[Rows from a dataset of charts and code]

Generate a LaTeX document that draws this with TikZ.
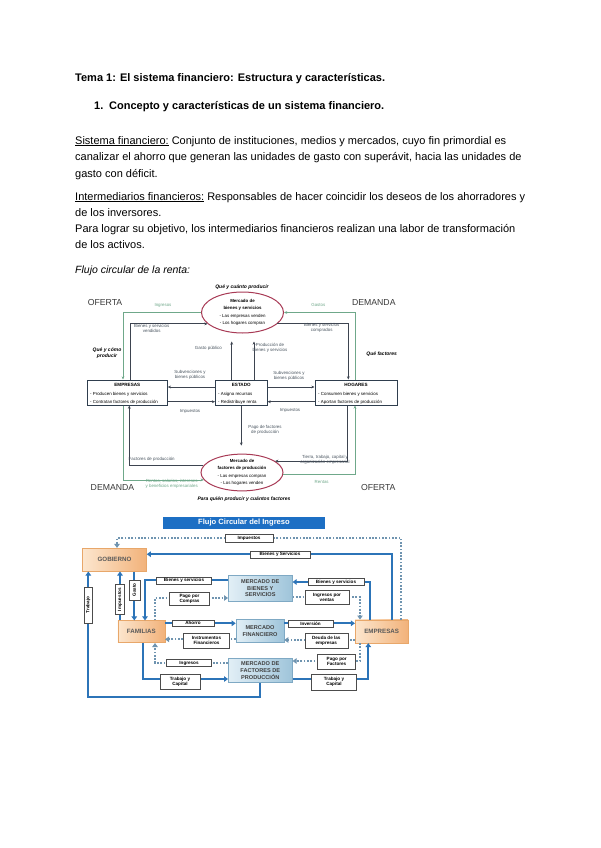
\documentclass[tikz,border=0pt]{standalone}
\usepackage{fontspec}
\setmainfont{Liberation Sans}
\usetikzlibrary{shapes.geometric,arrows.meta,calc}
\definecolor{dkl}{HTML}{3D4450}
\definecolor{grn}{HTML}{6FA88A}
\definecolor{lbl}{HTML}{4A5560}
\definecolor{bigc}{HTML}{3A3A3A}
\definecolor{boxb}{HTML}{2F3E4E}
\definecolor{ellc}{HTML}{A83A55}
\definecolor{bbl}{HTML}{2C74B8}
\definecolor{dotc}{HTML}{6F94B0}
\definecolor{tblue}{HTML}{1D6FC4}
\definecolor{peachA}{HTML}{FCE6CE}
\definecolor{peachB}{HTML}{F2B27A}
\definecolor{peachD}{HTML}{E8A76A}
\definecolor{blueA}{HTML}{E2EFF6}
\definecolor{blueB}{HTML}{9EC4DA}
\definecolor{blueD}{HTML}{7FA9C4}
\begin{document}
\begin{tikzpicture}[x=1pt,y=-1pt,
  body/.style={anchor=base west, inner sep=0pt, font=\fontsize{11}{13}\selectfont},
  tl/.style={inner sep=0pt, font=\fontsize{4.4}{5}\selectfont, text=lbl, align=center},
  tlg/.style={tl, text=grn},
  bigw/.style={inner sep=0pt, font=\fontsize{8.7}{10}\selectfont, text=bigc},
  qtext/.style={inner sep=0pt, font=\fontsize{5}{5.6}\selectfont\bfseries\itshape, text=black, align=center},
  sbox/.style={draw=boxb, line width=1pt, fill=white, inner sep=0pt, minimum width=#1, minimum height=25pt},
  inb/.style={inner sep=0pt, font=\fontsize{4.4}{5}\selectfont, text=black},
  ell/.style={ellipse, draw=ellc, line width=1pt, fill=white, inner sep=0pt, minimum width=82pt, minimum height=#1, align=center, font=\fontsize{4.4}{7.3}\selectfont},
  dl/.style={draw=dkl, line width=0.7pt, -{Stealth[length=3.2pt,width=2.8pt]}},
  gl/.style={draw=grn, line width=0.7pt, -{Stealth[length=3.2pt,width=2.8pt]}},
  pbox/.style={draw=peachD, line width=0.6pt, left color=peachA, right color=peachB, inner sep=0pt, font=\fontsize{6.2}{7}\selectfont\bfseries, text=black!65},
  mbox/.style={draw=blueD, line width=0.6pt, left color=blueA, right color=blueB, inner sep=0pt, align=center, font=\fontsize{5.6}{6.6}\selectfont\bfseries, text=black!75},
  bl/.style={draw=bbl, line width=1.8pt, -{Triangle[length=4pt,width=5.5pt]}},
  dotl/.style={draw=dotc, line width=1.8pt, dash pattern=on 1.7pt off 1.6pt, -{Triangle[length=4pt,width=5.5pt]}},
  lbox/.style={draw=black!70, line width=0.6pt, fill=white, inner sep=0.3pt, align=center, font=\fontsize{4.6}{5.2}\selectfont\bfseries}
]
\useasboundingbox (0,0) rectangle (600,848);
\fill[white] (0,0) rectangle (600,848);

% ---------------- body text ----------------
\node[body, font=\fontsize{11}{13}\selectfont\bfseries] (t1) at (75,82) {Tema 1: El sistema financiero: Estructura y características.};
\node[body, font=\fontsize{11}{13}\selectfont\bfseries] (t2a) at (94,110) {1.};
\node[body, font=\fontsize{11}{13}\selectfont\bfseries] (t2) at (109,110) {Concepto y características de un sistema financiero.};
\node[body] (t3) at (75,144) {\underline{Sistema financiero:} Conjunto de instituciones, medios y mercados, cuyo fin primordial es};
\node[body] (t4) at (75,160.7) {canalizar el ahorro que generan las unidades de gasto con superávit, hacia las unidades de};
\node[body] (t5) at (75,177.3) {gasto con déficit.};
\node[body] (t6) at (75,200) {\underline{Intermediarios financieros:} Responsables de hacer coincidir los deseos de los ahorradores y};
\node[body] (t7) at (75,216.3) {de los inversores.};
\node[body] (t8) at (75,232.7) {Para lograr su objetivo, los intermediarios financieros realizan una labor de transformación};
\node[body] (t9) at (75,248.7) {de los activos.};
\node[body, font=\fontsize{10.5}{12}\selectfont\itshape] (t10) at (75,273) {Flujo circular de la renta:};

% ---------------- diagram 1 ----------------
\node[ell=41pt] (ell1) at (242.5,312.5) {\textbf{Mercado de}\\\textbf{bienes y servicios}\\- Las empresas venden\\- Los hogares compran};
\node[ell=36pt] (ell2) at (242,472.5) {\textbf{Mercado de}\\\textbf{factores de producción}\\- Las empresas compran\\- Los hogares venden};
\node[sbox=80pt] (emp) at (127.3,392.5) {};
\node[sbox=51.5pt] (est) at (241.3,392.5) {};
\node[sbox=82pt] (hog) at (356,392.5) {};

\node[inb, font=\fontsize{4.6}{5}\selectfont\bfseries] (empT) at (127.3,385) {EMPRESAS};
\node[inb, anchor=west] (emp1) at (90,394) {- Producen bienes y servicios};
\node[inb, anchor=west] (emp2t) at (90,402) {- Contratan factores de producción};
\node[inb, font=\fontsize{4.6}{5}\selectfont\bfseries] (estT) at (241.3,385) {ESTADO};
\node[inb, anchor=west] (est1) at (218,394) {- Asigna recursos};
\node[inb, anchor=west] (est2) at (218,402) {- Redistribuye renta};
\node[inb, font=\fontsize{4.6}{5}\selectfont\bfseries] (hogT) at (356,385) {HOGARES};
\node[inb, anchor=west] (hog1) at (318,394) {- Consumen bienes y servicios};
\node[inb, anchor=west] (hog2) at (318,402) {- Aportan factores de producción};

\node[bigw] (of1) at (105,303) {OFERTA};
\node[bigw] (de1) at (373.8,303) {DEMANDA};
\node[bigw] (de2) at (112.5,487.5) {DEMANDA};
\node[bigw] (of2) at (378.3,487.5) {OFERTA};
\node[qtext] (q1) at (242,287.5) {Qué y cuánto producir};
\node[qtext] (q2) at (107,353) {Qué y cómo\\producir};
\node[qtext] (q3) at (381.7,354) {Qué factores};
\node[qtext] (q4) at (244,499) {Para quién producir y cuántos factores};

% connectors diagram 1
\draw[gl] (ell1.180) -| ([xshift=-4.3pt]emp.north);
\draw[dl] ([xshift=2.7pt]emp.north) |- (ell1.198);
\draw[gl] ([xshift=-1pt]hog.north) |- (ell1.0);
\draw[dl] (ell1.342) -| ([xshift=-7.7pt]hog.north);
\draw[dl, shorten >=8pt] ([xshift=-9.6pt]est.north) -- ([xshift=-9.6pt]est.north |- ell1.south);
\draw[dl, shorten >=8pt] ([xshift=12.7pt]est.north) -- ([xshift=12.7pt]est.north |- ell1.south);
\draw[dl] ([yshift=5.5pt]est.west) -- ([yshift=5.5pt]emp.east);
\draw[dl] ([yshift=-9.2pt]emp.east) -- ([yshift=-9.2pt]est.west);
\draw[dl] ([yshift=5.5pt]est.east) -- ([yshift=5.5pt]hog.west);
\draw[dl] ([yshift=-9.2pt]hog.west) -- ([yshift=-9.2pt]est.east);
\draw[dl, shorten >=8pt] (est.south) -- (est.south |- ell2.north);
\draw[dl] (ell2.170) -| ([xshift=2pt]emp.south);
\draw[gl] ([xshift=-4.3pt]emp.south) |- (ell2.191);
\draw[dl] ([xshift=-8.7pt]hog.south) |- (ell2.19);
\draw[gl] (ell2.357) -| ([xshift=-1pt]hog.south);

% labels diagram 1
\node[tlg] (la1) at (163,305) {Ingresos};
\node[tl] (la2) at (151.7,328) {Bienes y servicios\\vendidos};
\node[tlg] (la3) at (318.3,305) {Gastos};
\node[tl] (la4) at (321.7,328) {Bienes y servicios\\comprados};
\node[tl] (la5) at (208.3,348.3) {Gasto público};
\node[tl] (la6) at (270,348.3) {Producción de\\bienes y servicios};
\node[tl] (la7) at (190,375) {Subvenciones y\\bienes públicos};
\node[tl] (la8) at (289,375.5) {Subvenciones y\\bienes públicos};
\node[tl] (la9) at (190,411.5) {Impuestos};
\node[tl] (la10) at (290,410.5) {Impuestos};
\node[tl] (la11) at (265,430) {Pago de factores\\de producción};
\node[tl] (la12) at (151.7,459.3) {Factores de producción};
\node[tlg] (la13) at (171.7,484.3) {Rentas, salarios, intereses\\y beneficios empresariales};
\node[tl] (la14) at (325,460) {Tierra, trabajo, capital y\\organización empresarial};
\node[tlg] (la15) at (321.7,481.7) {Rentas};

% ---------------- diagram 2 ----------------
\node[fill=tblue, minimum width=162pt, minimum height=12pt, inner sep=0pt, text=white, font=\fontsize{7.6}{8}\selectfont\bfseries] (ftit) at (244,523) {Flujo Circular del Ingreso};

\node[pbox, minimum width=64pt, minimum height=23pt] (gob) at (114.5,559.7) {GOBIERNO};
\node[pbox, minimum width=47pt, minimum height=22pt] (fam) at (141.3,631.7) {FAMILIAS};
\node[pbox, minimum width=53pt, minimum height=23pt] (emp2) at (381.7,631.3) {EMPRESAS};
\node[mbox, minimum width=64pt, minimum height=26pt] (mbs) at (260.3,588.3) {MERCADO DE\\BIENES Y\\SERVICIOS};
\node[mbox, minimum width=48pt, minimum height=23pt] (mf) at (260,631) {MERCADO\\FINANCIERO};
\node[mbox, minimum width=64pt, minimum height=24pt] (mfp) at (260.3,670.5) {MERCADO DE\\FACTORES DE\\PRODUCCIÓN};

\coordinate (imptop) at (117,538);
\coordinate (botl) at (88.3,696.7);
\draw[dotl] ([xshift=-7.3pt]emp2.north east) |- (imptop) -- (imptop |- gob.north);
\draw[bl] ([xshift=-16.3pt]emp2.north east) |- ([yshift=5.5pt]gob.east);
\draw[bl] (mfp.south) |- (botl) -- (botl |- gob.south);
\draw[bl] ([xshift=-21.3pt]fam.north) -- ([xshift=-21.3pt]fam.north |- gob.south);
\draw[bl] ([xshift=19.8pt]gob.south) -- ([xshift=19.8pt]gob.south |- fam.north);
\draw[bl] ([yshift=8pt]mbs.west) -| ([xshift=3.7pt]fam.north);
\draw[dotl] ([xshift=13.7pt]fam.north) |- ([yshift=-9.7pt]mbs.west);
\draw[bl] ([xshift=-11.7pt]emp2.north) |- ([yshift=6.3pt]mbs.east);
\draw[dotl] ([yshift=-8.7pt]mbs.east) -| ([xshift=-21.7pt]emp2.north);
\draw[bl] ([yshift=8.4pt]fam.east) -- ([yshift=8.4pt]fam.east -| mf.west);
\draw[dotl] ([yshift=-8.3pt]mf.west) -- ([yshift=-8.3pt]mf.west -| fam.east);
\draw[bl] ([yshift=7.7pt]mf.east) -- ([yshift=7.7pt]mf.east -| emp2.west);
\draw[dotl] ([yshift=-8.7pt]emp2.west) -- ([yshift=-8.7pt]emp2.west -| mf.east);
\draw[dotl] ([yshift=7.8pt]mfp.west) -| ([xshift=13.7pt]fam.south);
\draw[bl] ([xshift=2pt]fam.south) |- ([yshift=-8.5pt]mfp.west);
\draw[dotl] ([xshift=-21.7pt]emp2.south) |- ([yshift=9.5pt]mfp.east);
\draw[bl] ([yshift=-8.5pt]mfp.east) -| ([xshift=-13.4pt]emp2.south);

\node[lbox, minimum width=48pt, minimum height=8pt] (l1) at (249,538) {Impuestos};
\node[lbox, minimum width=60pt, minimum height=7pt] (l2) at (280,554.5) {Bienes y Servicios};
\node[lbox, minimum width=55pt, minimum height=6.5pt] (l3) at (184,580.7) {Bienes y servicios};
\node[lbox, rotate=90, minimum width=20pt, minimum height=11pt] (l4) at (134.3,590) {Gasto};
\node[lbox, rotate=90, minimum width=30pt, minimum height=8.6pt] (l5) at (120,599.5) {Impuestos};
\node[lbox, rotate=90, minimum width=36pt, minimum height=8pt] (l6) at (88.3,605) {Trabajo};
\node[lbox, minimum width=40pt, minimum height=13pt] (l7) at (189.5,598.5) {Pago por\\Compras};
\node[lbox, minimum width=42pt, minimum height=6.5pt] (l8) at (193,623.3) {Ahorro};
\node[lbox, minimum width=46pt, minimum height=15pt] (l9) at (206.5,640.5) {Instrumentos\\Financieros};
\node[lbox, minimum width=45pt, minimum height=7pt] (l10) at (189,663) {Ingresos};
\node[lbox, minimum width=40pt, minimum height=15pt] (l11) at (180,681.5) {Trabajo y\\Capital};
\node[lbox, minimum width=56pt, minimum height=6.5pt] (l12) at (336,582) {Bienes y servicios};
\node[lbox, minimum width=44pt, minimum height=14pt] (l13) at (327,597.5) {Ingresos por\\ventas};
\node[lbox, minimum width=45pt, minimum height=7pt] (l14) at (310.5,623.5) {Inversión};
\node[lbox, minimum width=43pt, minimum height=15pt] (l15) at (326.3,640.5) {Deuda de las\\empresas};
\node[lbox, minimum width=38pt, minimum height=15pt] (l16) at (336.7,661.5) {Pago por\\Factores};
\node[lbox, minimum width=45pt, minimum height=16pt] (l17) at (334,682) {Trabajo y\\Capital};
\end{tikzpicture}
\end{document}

* * *

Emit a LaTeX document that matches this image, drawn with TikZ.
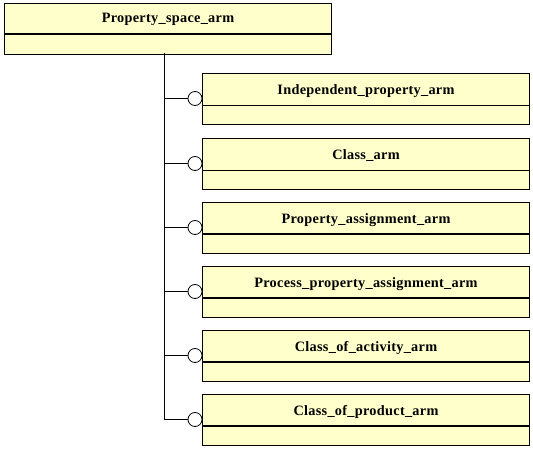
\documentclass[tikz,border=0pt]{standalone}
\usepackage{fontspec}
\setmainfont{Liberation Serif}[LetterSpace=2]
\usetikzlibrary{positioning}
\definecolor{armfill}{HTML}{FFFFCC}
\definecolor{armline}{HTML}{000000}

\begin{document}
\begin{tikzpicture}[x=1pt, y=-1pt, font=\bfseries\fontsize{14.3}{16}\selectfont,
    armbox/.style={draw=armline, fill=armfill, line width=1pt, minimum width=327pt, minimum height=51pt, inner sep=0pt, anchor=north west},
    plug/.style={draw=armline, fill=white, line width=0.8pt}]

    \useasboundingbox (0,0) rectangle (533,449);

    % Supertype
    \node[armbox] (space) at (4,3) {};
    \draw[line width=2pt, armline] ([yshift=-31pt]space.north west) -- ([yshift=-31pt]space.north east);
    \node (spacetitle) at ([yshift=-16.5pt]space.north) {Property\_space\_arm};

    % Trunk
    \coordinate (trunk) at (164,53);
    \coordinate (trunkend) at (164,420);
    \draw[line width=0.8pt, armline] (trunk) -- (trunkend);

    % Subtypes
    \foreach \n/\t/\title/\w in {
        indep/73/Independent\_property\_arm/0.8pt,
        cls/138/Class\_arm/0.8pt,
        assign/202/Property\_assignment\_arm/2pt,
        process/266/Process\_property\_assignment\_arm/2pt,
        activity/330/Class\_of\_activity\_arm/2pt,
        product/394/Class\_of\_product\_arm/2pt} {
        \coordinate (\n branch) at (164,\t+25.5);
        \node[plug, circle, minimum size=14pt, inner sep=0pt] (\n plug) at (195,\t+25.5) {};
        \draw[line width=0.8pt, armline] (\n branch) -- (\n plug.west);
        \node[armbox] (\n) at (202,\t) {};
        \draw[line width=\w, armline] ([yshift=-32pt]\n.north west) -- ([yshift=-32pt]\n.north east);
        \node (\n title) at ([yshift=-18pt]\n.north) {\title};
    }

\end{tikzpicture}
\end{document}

*REQUIRED WORK*. Print everything from the line with "Emit a LaTeX" down to the line with "(trunk) -- (trunkend);", both included, exactly as written and without the pictures.

*WRITTEN RESPONSE*.
Emit a LaTeX document that matches this image, drawn with TikZ.
\documentclass[tikz,border=0pt]{standalone}
\usepackage{fontspec}
\setmainfont{Liberation Serif}[LetterSpace=2]
\usetikzlibrary{positioning}
\definecolor{armfill}{HTML}{FFFFCC}
\definecolor{armline}{HTML}{000000}

\begin{document}
\begin{tikzpicture}[x=1pt, y=-1pt, font=\bfseries\fontsize{14.3}{16}\selectfont,
    armbox/.style={draw=armline, fill=armfill, line width=1pt, minimum width=327pt, minimum height=51pt, inner sep=0pt, anchor=north west},
    plug/.style={draw=armline, fill=white, line width=0.8pt}]

    \useasboundingbox (0,0) rectangle (533,449);

    % Supertype
    \node[armbox] (space) at (4,3) {};
    \draw[line width=2pt, armline] ([yshift=-31pt]space.north west) -- ([yshift=-31pt]space.north east);
    \node (spacetitle) at ([yshift=-16.5pt]space.north) {Property\_space\_arm};

    % Trunk
    \coordinate (trunk) at (164,53);
    \coordinate (trunkend) at (164,420);
    \draw[line width=0.8pt, armline] (trunk) -- (trunkend);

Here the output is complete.